* **Dataset section**:
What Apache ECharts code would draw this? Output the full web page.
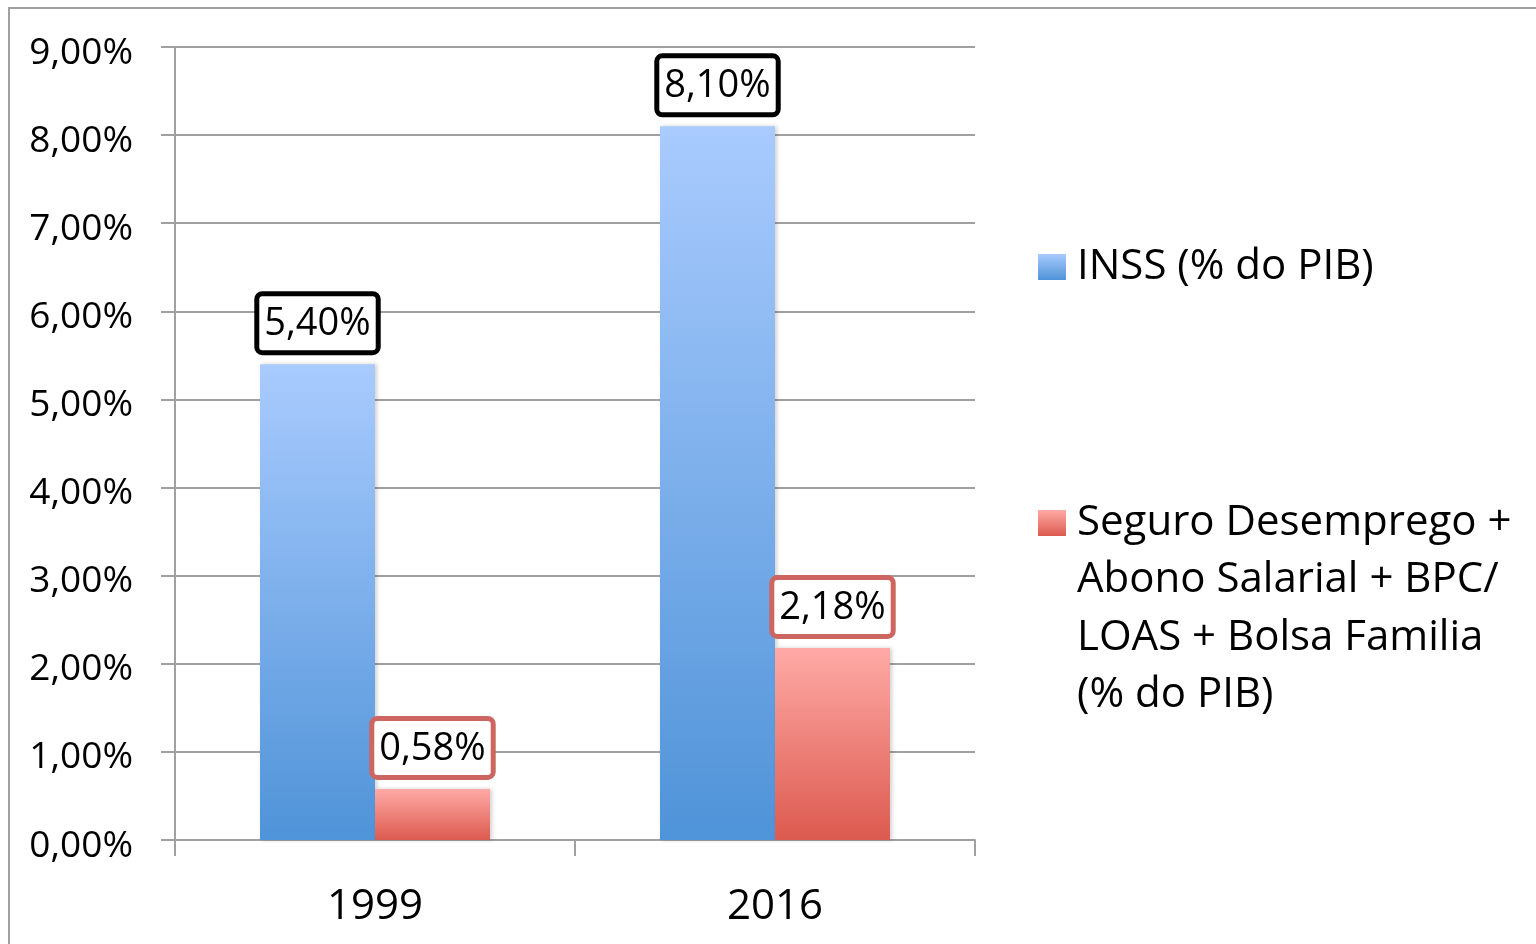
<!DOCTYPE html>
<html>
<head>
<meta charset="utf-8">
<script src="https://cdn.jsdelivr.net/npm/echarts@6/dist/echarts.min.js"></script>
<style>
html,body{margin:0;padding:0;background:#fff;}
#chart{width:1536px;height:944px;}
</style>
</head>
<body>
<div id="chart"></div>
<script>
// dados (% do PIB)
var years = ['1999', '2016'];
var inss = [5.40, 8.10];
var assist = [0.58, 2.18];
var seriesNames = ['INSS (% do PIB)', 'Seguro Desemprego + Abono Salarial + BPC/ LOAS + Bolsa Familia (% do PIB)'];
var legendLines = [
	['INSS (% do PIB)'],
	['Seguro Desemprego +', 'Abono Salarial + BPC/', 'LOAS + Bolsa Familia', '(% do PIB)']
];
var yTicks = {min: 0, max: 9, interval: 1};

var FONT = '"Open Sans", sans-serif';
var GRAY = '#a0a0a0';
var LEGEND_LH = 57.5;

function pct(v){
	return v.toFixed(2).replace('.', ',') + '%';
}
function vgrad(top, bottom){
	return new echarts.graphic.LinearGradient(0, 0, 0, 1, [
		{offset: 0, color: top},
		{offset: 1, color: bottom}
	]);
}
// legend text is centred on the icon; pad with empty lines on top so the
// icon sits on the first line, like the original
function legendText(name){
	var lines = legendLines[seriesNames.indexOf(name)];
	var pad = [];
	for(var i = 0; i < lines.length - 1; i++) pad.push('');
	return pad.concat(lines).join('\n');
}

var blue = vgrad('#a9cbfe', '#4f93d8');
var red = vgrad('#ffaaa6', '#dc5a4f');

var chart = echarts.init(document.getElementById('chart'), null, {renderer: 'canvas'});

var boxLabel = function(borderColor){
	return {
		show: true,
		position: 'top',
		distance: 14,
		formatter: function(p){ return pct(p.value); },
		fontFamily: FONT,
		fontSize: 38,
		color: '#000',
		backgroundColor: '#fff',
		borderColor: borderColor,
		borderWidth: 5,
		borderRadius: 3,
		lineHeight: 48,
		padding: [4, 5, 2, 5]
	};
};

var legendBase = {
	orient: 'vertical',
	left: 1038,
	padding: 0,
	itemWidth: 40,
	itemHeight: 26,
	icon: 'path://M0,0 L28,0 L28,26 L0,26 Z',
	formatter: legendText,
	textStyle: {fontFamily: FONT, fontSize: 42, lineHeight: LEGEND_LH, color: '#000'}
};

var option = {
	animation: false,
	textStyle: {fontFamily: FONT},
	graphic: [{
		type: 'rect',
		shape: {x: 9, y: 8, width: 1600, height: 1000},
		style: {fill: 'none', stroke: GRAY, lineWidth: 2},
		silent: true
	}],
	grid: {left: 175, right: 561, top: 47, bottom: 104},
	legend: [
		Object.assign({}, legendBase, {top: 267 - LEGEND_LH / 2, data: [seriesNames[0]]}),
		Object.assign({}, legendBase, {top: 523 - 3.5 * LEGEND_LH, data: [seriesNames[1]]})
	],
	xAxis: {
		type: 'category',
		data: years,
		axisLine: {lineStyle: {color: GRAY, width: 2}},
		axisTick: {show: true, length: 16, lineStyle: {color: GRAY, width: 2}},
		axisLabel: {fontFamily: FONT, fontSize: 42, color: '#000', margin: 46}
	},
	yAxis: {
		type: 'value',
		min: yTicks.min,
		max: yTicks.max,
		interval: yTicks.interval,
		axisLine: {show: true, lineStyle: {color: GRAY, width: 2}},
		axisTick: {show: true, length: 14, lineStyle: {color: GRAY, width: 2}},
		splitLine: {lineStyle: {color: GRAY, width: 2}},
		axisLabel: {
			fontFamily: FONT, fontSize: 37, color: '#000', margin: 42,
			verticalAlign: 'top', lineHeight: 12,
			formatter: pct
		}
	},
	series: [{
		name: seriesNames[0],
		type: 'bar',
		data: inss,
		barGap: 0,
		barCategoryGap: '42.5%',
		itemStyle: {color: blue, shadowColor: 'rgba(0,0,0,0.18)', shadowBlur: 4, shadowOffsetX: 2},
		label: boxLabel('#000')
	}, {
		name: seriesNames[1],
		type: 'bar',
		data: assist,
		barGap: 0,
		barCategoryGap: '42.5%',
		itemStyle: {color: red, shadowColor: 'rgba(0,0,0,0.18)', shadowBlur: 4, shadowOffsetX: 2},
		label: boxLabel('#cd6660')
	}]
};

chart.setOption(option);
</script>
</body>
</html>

* **Exercise goal**:
Leaving out the pictures, repeat the data above exactly.

* **Exercise output**:
What Apache ECharts code would draw this? Output the full web page.
<!DOCTYPE html>
<html>
<head>
<meta charset="utf-8">
<script src="https://cdn.jsdelivr.net/npm/echarts@6/dist/echarts.min.js"></script>
<style>
html,body{margin:0;padding:0;background:#fff;}
#chart{width:1536px;height:944px;}
</style>
</head>
<body>
<div id="chart"></div>
<script>
// dados (% do PIB)
var years = ['1999', '2016'];
var inss = [5.40, 8.10];
var assist = [0.58, 2.18];
var seriesNames = ['INSS (% do PIB)', 'Seguro Desemprego + Abono Salarial + BPC/ LOAS + Bolsa Familia (% do PIB)'];
var legendLines = [
	['INSS (% do PIB)'],
	['Seguro Desemprego +', 'Abono Salarial + BPC/', 'LOAS + Bolsa Familia', '(% do PIB)']
];
var yTicks = {min: 0, max: 9, interval: 1};

var FONT = '"Open Sans", sans-serif';
var GRAY = '#a0a0a0';
var LEGEND_LH = 57.5;

function pct(v){
	return v.toFixed(2).replace('.', ',') + '%';
}
function vgrad(top, bottom){
	return new echarts.graphic.LinearGradient(0, 0, 0, 1, [
		{offset: 0, color: top},
		{offset: 1, color: bottom}
	]);
}
// legend text is centred on the icon; pad with empty lines on top so the
// icon sits on the first line, like the original
function legendText(name){
	var lines = legendLines[seriesNames.indexOf(name)];
	var pad = [];
	for(var i = 0; i < lines.length - 1; i++) pad.push('');
	return pad.concat(lines).join('\n');
}

var blue = vgrad('#a9cbfe', '#4f93d8');
var red = vgrad('#ffaaa6', '#dc5a4f');

var chart = echarts.init(document.getElementById('chart'), null, {renderer: 'canvas'});

var boxLabel = function(borderColor){
	return {
		show: true,
		position: 'top',
		distance: 14,
		formatter: function(p){ return pct(p.value); },
		fontFamily: FONT,
		fontSize: 38,
		color: '#000',
		backgroundColor: '#fff',
		borderColor: borderColor,
		borderWidth: 5,
		borderRadius: 3,
		lineHeight: 48,
		padding: [4, 5, 2, 5]
	};
};

var legendBase = {
	orient: 'vertical',
	left: 1038,
	padding: 0,
	itemWidth: 40,
	itemHeight: 26,
	icon: 'path://M0,0 L28,0 L28,26 L0,26 Z',
	formatter: legendText,
	textStyle: {fontFamily: FONT, fontSize: 42, lineHeight: LEGEND_LH, color: '#000'}
};

var option = {
	animation: false,
	textStyle: {fontFamily: FONT},
	graphic: [{
		type: 'rect',
		shape: {x: 9, y: 8, width: 1600, height: 1000},
		style: {fill: 'none', stroke: GRAY, lineWidth: 2},
		silent: true
	}],
	grid: {left: 175, right: 561, top: 47, bottom: 104},
	legend: [
		Object.assign({}, legendBase, {top: 267 - LEGEND_LH / 2, data: [seriesNames[0]]}),
		Object.assign({}, legendBase, {top: 523 - 3.5 * LEGEND_LH, data: [seriesNames[1]]})
	],
	xAxis: {
		type: 'category',
		data: years,
		axisLine: {lineStyle: {color: GRAY, width: 2}},
		axisTick: {show: true, length: 16, lineStyle: {color: GRAY, width: 2}},
		axisLabel: {fontFamily: FONT, fontSize: 42, color: '#000', margin: 46}
	},
	yAxis: {
		type: 'value',
		min: yTicks.min,
		max: yTicks.max,
		interval: yTicks.interval,
		axisLine: {show: true, lineStyle: {color: GRAY, width: 2}},
		axisTick: {show: true, length: 14, lineStyle: {color: GRAY, width: 2}},
		splitLine: {lineStyle: {color: GRAY, width: 2}},
		axisLabel: {
			fontFamily: FONT, fontSize: 37, color: '#000', margin: 42,
			verticalAlign: 'top', lineHeight: 12,
			formatter: pct
		}
	},
	series: [{
		name: seriesNames[0],
		type: 'bar',
		data: inss,
		barGap: 0,
		barCategoryGap: '42.5%',
		itemStyle: {color: blue, shadowColor: 'rgba(0,0,0,0.18)', shadowBlur: 4, shadowOffsetX: 2},
		label: boxLabel('#000')
	}, {
		name: seriesNames[1],
		type: 'bar',
		data: assist,
		barGap: 0,
		barCategoryGap: '42.5%',
		itemStyle: {color: red, shadowColor: 'rgba(0,0,0,0.18)', shadowBlur: 4, shadowOffsetX: 2},
		label: boxLabel('#cd6660')
	}]
};

chart.setOption(option);
</script>
</body>
</html>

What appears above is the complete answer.